In terms of the press conference and its general message, Gaudes responded that the graduate school is currently developing an MBA specialization in Public Safety Management, which was in response “to requests from the community for support in developing relevant, strategic leadership and management graduate education opportunities for middle managers and executives in the RCMP, Police, Fire, and other Emergency Services organizations in Canada. Work on this proposal has proceeded since fall 2012” Gaudes explained.

“Our Faculty has no plans for a joint MBA degree with Hebrew University in Jerusalem, nor any other institution for this program.

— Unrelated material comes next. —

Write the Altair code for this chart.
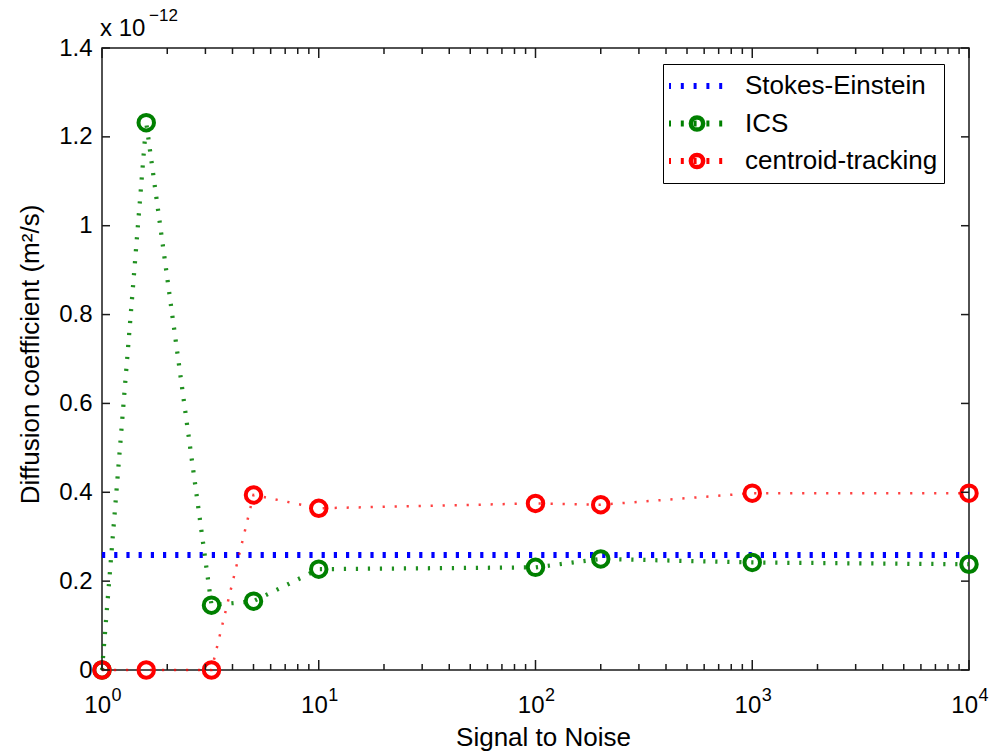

As well, there is no partnership with Hebrew University proposed in the new MBA program in Public Safety Management.”


  1. Faythe 24 July, 2014 at 09:37

    If the u of r does break off conections with israel’s hebrew university I feel that my u of r degree will mean nothing. Those teaching at the university ate not those running the country so why would we blame them?

  2. Faith 24 July, 2014 at 10:37

    That’s a pretty dramatic stance. Your U of R degree means nothing, if the schools chooses to cut ties with a country that oppresses it’s indigenous people? Although those teaching at the university may not directly “run the country” as you put it, Hebrew University is on illegally occupied Palestinian territory. As is much of Israel. Further, partnering with any institution normalizes apartheid, which is incredibly problematic to any school that has any interest in abiding by any sort of morals.

  3. Cerlt 28 October, 2014 at 21:17

    This land this Canada the U of R stands on is on that land of an oppressed indigenous first nations people..i dont see any palestinians taken offense to goin to a university in this once barbaric country we call home..ironic isnt it?